Tesco's "most difficult period", warns analyst

19 March, 2012

Tesco is facing its “most difficult period in history”, following Richard Brasher's decision to leave his role in July, according to one analyst.

The unexpected news last week (15 March) that the chief executive of Tesco UK and Ireland was to step down meant the business is under further strain. Brasher spearheaded the supermarket chain’s Big Price Drop concept and brought over 25 years’ experience to the business.

Phillip Clarke, Tesco Group’s chief executive, has now absorbed the responsibilities of Brasher’s position and will be much more heavily involved in the supermarket chain’s core UK arm. This could mean passing on his responsibilities of global regions, such as the company’s US Fresh & Easy convenience store business.

Cliona Lynch, senior analyst at Verdict, said: “A difficult Christmas showed that the investment in the ‘Big Price Drop’ was not reaping sufficient rewards. As the UK’s number one grocer, Tesco, with 28.3% share in 2011, has the most to lose to competitors.

“Verdict estimates Tesco’s space in the UK is to reach 37.7m sq ft in 2012, with coverage in every postcode in the UK. This strong coverage is not being supported by growing sales, with the result that sales densities have been falling since 2009, and we expect them to fall by a further 2.9% in 2012.”

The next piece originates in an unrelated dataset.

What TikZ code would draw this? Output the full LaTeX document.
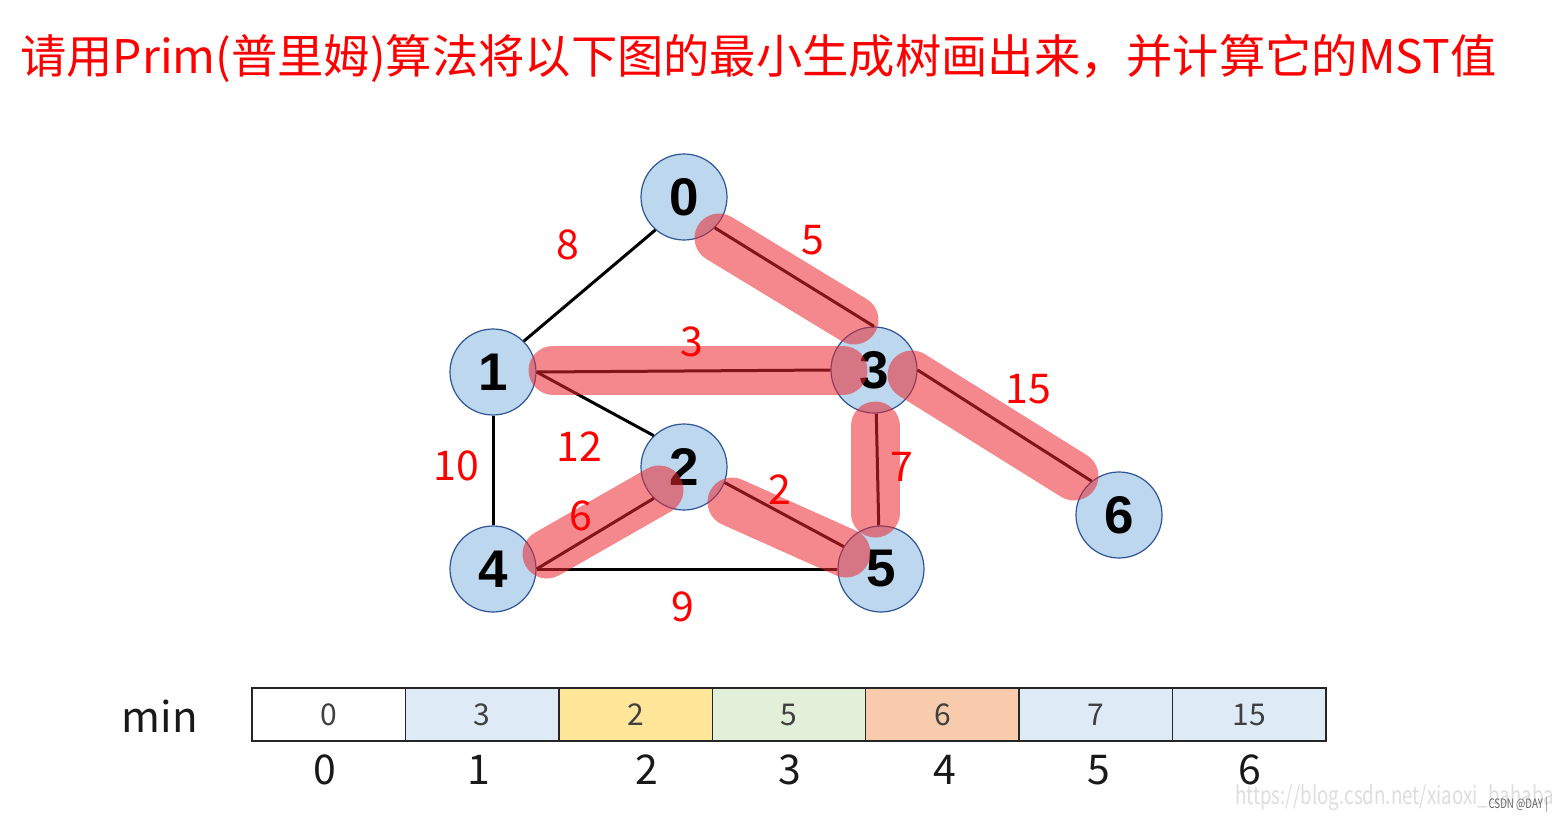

Tesco’s struggles were apparent when its share price fell by -1.28% at 8am last Thursday after the announcement, which at that time stood at 320.52p per share (9.30am) – a significant drop from its 420.05p high point over the past 52 weeks. The firm’s trading update for the six weeks to 7 January 2012, announced earlier this year, highlighted just a slight increase of 1.7% in UK total sales, including VAT and excluding petrol.

Clarke said: “I have decided to assume responsibility as the CEO of our UK business at this very important time. This greater focus will allow me to oversee the improvements that are so important for customers. Richard will leave behind a UK business which has very strong plans for improvement and, over the last two months, these plans are beginning to show progress, in line with our expectations.”